* [Problem requirements] Write out, word for word, the first line of the data below and every line after it through the one containing "do Total de".

* [Data excerpt]
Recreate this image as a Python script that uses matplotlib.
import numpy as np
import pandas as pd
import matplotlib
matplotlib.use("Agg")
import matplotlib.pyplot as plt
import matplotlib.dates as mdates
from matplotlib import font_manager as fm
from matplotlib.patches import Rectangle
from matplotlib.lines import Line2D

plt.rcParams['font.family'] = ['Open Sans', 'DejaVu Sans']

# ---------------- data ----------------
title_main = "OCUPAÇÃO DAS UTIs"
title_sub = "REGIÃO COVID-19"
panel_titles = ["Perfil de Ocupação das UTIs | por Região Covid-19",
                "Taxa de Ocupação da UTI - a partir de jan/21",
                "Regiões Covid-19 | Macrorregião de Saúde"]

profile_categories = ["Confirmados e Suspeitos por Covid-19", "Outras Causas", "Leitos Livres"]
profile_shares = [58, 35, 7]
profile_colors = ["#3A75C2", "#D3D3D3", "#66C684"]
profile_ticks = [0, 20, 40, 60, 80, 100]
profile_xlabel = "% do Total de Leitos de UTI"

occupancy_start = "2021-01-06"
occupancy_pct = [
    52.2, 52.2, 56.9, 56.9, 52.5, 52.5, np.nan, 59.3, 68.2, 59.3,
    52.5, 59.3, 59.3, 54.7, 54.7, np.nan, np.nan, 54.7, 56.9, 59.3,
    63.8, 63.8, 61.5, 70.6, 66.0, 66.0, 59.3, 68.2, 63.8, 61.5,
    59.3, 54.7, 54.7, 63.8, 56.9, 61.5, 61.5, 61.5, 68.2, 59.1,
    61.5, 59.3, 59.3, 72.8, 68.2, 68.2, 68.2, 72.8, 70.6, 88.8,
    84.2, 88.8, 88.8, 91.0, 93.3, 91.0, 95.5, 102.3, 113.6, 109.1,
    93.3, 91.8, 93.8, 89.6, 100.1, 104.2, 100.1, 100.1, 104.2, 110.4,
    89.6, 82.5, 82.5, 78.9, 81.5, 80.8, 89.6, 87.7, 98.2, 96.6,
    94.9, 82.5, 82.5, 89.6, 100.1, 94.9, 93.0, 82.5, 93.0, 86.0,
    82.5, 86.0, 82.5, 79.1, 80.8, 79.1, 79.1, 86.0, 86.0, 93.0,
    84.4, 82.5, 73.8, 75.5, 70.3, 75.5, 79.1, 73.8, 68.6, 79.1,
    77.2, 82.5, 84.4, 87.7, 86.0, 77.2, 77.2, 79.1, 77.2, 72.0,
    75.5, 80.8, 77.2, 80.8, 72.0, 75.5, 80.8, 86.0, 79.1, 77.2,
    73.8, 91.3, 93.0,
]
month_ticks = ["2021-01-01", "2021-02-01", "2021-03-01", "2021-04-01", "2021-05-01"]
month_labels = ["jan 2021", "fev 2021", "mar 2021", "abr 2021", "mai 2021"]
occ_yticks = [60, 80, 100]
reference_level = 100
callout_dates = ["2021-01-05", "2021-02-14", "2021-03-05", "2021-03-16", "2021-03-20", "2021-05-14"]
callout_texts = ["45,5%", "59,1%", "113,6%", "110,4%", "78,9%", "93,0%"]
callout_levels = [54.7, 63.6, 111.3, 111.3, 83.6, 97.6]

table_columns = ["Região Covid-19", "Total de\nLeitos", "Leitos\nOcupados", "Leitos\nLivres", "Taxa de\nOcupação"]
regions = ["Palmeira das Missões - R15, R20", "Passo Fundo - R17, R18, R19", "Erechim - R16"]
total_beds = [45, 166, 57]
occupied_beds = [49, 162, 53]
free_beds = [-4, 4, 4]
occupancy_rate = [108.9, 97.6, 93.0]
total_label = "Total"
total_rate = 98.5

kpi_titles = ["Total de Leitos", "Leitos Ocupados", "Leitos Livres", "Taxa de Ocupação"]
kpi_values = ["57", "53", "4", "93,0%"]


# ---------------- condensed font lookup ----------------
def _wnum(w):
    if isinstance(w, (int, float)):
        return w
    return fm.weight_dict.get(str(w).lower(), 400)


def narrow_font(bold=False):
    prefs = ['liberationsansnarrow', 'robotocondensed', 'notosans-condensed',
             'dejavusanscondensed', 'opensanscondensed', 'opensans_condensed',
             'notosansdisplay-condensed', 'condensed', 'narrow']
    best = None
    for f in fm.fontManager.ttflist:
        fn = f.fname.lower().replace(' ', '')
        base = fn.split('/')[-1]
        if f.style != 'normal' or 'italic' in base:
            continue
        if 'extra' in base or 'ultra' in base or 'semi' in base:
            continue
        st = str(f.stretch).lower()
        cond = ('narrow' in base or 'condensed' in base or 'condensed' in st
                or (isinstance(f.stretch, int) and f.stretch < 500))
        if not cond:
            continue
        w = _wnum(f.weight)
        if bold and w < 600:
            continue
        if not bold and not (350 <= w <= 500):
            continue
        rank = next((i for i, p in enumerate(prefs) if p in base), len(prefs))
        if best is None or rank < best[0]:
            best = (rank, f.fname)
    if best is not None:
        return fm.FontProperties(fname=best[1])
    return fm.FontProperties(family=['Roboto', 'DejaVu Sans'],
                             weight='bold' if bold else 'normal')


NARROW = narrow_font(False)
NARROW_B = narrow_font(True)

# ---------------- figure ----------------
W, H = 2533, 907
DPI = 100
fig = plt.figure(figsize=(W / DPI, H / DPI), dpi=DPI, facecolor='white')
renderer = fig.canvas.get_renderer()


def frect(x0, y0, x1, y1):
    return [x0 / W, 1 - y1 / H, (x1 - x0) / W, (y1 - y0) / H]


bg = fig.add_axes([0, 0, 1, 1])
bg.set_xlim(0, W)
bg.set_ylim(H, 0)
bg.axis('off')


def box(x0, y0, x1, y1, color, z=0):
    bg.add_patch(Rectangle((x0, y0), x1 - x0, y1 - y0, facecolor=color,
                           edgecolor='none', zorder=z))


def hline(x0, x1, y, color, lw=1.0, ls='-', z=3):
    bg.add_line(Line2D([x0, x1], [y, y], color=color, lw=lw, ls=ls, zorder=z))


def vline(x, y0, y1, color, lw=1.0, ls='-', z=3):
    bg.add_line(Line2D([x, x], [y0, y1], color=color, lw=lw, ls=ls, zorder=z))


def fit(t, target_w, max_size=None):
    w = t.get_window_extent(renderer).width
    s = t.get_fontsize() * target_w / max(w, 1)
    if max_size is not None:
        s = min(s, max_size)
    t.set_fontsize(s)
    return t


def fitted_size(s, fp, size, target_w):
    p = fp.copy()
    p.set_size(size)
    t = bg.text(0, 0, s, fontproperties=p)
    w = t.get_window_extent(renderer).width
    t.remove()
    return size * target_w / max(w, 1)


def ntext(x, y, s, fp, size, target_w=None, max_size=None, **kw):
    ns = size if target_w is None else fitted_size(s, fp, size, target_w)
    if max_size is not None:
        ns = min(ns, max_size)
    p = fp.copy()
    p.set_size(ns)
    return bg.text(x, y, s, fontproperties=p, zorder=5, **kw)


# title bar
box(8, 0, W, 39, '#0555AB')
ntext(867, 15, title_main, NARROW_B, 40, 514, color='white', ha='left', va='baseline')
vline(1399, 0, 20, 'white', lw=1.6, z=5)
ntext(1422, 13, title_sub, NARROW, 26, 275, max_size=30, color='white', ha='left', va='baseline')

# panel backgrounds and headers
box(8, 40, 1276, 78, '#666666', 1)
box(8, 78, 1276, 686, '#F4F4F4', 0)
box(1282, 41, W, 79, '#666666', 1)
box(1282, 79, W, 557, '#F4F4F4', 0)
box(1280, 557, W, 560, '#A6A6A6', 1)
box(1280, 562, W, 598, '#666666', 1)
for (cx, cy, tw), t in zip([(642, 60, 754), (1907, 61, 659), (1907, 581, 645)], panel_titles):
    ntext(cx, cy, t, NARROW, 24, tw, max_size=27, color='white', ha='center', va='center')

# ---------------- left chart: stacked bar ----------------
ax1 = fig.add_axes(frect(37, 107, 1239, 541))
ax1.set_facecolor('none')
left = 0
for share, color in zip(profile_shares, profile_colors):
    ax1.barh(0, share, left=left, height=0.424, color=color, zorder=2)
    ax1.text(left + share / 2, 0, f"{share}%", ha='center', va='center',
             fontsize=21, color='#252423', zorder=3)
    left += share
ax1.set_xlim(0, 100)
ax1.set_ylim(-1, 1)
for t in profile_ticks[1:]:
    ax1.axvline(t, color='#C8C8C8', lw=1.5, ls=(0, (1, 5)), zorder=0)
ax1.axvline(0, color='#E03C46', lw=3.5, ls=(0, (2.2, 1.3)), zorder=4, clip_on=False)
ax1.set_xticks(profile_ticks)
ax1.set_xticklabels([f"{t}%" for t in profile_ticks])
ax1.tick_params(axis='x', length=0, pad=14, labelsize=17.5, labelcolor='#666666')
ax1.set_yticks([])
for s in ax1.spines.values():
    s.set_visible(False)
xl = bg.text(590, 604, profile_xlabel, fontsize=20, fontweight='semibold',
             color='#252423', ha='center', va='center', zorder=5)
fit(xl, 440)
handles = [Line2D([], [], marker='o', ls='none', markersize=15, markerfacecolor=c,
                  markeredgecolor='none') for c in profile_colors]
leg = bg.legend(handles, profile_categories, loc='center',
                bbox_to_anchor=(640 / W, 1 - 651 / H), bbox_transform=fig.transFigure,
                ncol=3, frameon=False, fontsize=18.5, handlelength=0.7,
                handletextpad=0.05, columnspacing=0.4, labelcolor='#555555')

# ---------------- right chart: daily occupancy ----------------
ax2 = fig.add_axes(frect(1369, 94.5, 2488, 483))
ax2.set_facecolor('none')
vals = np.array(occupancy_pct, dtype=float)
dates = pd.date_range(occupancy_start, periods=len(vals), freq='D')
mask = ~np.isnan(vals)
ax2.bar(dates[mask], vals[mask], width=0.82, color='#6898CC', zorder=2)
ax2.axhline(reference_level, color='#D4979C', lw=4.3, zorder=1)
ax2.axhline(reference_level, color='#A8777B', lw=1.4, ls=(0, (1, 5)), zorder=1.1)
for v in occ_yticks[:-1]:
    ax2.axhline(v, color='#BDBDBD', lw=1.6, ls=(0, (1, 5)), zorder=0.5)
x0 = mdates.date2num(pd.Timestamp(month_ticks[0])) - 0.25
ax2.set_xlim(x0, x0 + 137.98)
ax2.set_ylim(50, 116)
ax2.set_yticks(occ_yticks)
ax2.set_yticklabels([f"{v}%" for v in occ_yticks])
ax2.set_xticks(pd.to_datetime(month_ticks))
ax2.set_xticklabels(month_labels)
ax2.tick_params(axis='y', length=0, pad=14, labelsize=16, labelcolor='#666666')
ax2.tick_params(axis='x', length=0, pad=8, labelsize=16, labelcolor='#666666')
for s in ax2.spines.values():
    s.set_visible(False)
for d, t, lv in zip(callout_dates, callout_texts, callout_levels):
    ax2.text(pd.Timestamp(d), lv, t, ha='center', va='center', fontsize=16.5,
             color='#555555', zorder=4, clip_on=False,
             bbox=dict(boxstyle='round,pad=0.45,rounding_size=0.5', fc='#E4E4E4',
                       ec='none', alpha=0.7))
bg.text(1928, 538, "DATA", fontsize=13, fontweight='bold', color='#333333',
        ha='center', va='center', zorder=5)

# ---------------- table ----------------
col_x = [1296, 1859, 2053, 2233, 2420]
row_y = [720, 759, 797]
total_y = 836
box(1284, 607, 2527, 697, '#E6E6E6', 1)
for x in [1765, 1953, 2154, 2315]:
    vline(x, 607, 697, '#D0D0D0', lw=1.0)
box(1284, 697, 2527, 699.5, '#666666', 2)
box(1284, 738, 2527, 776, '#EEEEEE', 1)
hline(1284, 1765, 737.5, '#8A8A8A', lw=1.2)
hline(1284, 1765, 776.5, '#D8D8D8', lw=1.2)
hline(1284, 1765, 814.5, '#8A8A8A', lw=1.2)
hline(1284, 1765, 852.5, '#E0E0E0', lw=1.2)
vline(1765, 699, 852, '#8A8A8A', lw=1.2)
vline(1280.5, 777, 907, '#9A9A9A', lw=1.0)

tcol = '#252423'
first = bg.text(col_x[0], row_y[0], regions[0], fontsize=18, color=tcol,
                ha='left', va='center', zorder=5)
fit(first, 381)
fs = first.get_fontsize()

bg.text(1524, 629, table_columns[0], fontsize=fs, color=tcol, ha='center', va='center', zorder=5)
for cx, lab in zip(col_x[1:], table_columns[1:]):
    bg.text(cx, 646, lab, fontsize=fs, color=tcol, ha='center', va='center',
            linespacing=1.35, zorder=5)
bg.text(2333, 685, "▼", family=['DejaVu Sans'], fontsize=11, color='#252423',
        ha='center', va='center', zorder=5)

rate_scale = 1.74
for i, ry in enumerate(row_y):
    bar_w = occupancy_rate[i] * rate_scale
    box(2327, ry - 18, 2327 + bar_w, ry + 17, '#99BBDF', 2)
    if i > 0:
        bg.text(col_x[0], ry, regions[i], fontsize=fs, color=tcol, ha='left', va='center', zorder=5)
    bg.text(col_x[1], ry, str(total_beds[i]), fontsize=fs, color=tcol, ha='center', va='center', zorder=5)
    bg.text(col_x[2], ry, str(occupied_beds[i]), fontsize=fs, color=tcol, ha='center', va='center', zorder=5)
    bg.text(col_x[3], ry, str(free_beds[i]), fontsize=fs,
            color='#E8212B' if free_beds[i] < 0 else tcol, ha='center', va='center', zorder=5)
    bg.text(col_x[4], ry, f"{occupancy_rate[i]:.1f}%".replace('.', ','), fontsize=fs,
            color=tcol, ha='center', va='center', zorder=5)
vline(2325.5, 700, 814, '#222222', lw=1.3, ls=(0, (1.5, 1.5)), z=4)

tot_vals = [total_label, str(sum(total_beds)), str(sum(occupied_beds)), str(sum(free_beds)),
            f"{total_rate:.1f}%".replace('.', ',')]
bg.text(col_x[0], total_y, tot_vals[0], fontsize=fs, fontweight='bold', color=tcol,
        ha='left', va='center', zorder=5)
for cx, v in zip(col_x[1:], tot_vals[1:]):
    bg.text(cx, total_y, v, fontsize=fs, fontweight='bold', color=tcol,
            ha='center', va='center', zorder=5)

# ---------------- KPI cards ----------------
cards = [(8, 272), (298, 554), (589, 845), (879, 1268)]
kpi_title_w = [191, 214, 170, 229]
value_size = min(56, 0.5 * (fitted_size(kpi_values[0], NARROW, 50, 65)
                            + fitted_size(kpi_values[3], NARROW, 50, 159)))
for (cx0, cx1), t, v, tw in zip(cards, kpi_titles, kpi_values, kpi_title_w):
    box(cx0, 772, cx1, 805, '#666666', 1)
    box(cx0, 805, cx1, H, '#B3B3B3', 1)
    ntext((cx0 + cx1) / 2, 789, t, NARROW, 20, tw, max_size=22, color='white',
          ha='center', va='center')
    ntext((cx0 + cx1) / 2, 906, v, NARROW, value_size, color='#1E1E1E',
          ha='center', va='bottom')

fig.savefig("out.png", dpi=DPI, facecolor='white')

* [Answer]
Recreate this image as a Python script that uses matplotlib.
import numpy as np
import pandas as pd
import matplotlib
matplotlib.use("Agg")
import matplotlib.pyplot as plt
import matplotlib.dates as mdates
from matplotlib import font_manager as fm
from matplotlib.patches import Rectangle
from matplotlib.lines import Line2D

plt.rcParams['font.family'] = ['Open Sans', 'DejaVu Sans']

# ---------------- data ----------------
title_main = "OCUPAÇÃO DAS UTIs"
title_sub = "REGIÃO COVID-19"
panel_titles = ["Perfil de Ocupação das UTIs | por Região Covid-19",
                "Taxa de Ocupação da UTI - a partir de jan/21",
                "Regiões Covid-19 | Macrorregião de Saúde"]

profile_categories = ["Confirmados e Suspeitos por Covid-19", "Outras Causas", "Leitos Livres"]
profile_shares = [58, 35, 7]
profile_colors = ["#3A75C2", "#D3D3D3", "#66C684"]
profile_ticks = [0, 20, 40, 60, 80, 100]
profile_xlabel = "% do Total de Leitos de UTI"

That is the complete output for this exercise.